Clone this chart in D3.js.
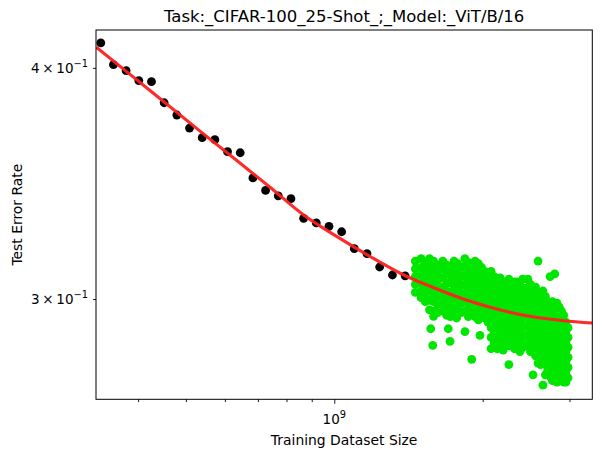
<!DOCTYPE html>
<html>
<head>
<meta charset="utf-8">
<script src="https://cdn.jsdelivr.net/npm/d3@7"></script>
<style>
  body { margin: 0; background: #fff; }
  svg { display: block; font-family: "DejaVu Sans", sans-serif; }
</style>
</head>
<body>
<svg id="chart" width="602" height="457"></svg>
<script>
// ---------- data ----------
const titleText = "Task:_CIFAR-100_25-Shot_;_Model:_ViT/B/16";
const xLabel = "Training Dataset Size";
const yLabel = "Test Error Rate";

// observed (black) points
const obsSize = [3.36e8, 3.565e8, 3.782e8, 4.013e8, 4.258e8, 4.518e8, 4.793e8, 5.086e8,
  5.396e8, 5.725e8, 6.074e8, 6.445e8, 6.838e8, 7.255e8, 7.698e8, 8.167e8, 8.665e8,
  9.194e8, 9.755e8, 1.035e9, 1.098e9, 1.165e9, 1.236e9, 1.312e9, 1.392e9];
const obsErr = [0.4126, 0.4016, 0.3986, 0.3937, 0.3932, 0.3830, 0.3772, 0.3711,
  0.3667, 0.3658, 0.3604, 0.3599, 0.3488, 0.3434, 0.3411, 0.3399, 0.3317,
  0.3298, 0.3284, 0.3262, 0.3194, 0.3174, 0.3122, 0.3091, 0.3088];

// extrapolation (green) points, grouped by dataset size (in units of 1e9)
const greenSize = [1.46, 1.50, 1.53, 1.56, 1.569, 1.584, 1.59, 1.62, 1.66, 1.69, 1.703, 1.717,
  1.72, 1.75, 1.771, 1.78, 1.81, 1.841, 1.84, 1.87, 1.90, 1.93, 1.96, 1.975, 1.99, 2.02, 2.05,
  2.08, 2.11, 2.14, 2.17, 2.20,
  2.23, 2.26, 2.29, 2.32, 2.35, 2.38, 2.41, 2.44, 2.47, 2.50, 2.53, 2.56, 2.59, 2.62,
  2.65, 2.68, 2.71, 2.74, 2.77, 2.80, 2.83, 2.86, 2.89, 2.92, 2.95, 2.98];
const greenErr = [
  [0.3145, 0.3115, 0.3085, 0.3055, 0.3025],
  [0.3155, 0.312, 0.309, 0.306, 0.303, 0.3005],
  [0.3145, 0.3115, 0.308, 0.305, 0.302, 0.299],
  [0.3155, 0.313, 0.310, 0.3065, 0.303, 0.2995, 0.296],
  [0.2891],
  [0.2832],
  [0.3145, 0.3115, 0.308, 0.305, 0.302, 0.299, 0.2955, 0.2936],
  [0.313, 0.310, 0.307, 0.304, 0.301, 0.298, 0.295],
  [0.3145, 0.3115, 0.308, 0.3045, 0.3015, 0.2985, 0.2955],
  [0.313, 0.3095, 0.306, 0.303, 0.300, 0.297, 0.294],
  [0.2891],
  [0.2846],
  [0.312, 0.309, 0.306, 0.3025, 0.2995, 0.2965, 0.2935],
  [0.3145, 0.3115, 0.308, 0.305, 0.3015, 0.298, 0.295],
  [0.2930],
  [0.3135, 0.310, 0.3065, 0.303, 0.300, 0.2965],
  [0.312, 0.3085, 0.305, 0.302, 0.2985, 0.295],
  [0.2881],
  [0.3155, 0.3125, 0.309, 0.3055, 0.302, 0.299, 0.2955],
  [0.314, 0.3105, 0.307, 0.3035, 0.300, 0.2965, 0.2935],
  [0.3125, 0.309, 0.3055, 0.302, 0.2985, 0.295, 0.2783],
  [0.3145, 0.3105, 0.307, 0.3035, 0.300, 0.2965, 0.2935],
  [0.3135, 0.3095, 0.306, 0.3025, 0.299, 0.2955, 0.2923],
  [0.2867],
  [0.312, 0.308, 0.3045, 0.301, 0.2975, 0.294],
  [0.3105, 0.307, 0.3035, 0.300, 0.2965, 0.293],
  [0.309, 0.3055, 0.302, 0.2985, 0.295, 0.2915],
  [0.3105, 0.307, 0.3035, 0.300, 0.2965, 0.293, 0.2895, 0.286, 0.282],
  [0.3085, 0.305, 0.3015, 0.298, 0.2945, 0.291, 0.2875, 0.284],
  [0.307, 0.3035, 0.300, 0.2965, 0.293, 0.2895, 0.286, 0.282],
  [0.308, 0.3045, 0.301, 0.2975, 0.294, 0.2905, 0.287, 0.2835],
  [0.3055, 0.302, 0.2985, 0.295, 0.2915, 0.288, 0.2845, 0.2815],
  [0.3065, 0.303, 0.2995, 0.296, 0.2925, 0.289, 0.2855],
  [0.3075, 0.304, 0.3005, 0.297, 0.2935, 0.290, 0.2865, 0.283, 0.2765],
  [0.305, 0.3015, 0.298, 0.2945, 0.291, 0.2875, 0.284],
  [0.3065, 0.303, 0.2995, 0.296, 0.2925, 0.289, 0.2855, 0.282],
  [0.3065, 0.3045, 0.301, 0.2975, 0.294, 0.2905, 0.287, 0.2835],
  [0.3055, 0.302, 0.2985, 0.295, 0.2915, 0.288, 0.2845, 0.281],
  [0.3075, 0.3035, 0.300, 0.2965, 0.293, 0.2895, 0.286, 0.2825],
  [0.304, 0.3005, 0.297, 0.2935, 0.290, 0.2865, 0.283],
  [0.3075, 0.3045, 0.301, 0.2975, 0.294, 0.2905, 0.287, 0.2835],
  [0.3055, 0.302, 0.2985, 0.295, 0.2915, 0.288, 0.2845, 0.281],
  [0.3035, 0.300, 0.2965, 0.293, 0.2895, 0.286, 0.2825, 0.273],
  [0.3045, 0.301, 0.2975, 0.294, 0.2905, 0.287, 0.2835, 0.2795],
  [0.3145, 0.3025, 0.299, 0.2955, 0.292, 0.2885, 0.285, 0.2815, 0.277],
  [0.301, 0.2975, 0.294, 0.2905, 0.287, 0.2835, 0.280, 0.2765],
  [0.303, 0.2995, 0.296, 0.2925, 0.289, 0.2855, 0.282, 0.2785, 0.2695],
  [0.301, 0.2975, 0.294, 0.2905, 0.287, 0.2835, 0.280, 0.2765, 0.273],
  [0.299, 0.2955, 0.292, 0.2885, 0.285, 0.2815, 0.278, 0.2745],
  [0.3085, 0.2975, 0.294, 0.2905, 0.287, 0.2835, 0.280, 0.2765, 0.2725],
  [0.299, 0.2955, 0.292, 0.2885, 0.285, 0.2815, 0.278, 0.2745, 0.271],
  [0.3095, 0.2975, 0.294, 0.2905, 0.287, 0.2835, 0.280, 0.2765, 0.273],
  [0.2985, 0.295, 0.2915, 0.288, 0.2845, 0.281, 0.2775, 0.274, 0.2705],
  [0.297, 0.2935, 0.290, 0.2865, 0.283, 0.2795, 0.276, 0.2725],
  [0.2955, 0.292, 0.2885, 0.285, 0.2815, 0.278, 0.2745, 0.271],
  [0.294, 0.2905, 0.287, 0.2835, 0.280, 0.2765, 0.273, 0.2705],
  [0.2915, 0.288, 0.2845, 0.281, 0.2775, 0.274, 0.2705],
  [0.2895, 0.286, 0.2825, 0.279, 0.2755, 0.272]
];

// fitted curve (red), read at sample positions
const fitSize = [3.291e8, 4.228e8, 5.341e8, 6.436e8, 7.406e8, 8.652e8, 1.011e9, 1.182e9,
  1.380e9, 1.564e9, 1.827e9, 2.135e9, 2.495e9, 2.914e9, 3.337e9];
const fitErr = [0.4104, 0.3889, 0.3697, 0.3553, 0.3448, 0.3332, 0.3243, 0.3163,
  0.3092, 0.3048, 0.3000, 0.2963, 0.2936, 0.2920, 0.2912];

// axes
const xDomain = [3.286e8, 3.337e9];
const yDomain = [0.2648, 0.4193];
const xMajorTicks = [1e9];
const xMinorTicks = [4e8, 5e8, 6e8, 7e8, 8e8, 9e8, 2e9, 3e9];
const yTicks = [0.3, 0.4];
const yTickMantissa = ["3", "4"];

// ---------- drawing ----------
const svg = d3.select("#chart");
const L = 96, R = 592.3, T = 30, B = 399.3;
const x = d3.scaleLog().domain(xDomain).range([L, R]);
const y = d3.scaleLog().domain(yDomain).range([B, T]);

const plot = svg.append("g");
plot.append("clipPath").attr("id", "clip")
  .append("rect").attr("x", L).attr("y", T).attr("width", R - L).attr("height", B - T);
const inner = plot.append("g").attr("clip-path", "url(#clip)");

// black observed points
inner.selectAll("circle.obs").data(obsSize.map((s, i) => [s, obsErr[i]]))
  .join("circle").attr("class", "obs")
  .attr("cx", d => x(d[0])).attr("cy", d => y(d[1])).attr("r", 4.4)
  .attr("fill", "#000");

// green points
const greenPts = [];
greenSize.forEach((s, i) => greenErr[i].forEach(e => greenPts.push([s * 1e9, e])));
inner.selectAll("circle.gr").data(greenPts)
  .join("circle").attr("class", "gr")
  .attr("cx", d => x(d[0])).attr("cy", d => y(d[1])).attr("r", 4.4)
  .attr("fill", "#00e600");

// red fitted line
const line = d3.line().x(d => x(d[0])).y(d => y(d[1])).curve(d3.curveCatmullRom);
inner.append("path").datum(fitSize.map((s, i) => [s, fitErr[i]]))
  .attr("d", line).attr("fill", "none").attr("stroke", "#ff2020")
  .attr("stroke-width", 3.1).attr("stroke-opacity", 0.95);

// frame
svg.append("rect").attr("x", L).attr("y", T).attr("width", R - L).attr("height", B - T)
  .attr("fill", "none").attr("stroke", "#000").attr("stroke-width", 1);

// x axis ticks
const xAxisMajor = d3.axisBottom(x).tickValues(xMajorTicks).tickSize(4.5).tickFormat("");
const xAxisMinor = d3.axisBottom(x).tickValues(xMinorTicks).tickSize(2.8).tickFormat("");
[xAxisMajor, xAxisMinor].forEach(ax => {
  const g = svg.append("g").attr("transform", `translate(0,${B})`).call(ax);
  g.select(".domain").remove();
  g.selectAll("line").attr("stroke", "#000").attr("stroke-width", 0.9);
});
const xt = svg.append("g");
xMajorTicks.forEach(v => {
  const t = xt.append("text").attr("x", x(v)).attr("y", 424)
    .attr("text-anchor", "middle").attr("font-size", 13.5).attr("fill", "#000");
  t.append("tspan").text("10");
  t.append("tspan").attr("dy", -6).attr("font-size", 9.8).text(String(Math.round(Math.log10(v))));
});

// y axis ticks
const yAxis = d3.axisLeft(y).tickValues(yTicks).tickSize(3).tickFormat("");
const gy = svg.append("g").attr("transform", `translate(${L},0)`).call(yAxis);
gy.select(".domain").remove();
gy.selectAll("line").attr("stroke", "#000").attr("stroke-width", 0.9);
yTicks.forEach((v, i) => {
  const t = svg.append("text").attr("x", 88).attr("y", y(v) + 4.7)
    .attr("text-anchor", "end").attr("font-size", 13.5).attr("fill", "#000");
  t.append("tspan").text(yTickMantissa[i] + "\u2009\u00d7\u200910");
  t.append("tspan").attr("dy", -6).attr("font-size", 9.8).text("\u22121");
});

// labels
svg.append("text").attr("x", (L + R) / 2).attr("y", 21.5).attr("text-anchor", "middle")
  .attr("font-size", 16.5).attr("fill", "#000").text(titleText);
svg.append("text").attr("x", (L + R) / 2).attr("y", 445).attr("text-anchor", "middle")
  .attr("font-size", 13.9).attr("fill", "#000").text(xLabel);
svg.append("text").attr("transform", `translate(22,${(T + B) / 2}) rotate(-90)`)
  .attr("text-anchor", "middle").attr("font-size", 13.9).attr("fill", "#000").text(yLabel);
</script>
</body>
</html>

# # #

■ Exercise brief
Copy exactly the lines running from the beginning of the listing through the line that has "0.3298, 0.3284, 0.3262, 0.3194, 0.3174, 0.3122, 0.3091, 0.3088];". Drop the pictures.

■ Problem solution
Clone this chart in D3.js.
<!DOCTYPE html>
<html>
<head>
<meta charset="utf-8">
<script src="https://cdn.jsdelivr.net/npm/d3@7"></script>
<style>
  body { margin: 0; background: #fff; }
  svg { display: block; font-family: "DejaVu Sans", sans-serif; }
</style>
</head>
<body>
<svg id="chart" width="602" height="457"></svg>
<script>
// ---------- data ----------
const titleText = "Task:_CIFAR-100_25-Shot_;_Model:_ViT/B/16";
const xLabel = "Training Dataset Size";
const yLabel = "Test Error Rate";

// observed (black) points
const obsSize = [3.36e8, 3.565e8, 3.782e8, 4.013e8, 4.258e8, 4.518e8, 4.793e8, 5.086e8,
  5.396e8, 5.725e8, 6.074e8, 6.445e8, 6.838e8, 7.255e8, 7.698e8, 8.167e8, 8.665e8,
  9.194e8, 9.755e8, 1.035e9, 1.098e9, 1.165e9, 1.236e9, 1.312e9, 1.392e9];
const obsErr = [0.4126, 0.4016, 0.3986, 0.3937, 0.3932, 0.3830, 0.3772, 0.3711,
  0.3667, 0.3658, 0.3604, 0.3599, 0.3488, 0.3434, 0.3411, 0.3399, 0.3317,
  0.3298, 0.3284, 0.3262, 0.3194, 0.3174, 0.3122, 0.3091, 0.3088];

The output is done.